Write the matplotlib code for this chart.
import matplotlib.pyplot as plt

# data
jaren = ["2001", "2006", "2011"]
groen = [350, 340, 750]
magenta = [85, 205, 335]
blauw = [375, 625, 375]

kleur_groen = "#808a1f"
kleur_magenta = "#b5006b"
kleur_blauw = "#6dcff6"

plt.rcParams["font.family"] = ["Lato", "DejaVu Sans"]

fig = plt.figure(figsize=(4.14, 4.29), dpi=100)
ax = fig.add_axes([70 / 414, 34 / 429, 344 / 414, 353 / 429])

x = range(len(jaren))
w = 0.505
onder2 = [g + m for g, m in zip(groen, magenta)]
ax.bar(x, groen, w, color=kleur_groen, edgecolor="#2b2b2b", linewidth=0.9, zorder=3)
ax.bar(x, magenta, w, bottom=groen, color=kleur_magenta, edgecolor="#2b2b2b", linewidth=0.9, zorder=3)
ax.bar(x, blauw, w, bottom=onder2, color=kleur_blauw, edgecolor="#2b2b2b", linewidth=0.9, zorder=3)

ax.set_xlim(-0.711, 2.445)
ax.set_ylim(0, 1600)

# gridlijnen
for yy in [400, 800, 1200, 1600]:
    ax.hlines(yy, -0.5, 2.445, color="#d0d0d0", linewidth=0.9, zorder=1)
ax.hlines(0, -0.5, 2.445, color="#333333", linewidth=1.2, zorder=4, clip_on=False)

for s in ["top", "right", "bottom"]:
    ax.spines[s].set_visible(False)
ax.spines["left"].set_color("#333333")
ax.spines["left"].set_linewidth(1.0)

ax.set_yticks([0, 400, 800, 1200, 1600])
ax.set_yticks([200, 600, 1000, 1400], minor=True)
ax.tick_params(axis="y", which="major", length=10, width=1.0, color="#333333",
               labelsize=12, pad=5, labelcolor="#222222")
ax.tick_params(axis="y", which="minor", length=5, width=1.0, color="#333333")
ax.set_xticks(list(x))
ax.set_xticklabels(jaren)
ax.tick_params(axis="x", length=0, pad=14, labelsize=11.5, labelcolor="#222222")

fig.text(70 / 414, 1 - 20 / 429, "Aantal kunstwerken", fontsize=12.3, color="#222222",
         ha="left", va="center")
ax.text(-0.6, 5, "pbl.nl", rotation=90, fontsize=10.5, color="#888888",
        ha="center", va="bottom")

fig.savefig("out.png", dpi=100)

==================================================

* Task directions: Give back the whole listing exactly as it reads.

* Task output:
Write the matplotlib code for this chart.
import matplotlib.pyplot as plt

# data
jaren = ["2001", "2006", "2011"]
groen = [350, 340, 750]
magenta = [85, 205, 335]
blauw = [375, 625, 375]

kleur_groen = "#808a1f"
kleur_magenta = "#b5006b"
kleur_blauw = "#6dcff6"

plt.rcParams["font.family"] = ["Lato", "DejaVu Sans"]

fig = plt.figure(figsize=(4.14, 4.29), dpi=100)
ax = fig.add_axes([70 / 414, 34 / 429, 344 / 414, 353 / 429])

x = range(len(jaren))
w = 0.505
onder2 = [g + m for g, m in zip(groen, magenta)]
ax.bar(x, groen, w, color=kleur_groen, edgecolor="#2b2b2b", linewidth=0.9, zorder=3)
ax.bar(x, magenta, w, bottom=groen, color=kleur_magenta, edgecolor="#2b2b2b", linewidth=0.9, zorder=3)
ax.bar(x, blauw, w, bottom=onder2, color=kleur_blauw, edgecolor="#2b2b2b", linewidth=0.9, zorder=3)

ax.set_xlim(-0.711, 2.445)
ax.set_ylim(0, 1600)

# gridlijnen
for yy in [400, 800, 1200, 1600]:
    ax.hlines(yy, -0.5, 2.445, color="#d0d0d0", linewidth=0.9, zorder=1)
ax.hlines(0, -0.5, 2.445, color="#333333", linewidth=1.2, zorder=4, clip_on=False)

for s in ["top", "right", "bottom"]:
    ax.spines[s].set_visible(False)
ax.spines["left"].set_color("#333333")
ax.spines["left"].set_linewidth(1.0)

ax.set_yticks([0, 400, 800, 1200, 1600])
ax.set_yticks([200, 600, 1000, 1400], minor=True)
ax.tick_params(axis="y", which="major", length=10, width=1.0, color="#333333",
               labelsize=12, pad=5, labelcolor="#222222")
ax.tick_params(axis="y", which="minor", length=5, width=1.0, color="#333333")
ax.set_xticks(list(x))
ax.set_xticklabels(jaren)
ax.tick_params(axis="x", length=0, pad=14, labelsize=11.5, labelcolor="#222222")

fig.text(70 / 414, 1 - 20 / 429, "Aantal kunstwerken", fontsize=12.3, color="#222222",
         ha="left", va="center")
ax.text(-0.6, 5, "pbl.nl", rotation=90, fontsize=10.5, color="#888888",
        ha="center", va="bottom")

fig.savefig("out.png", dpi=100)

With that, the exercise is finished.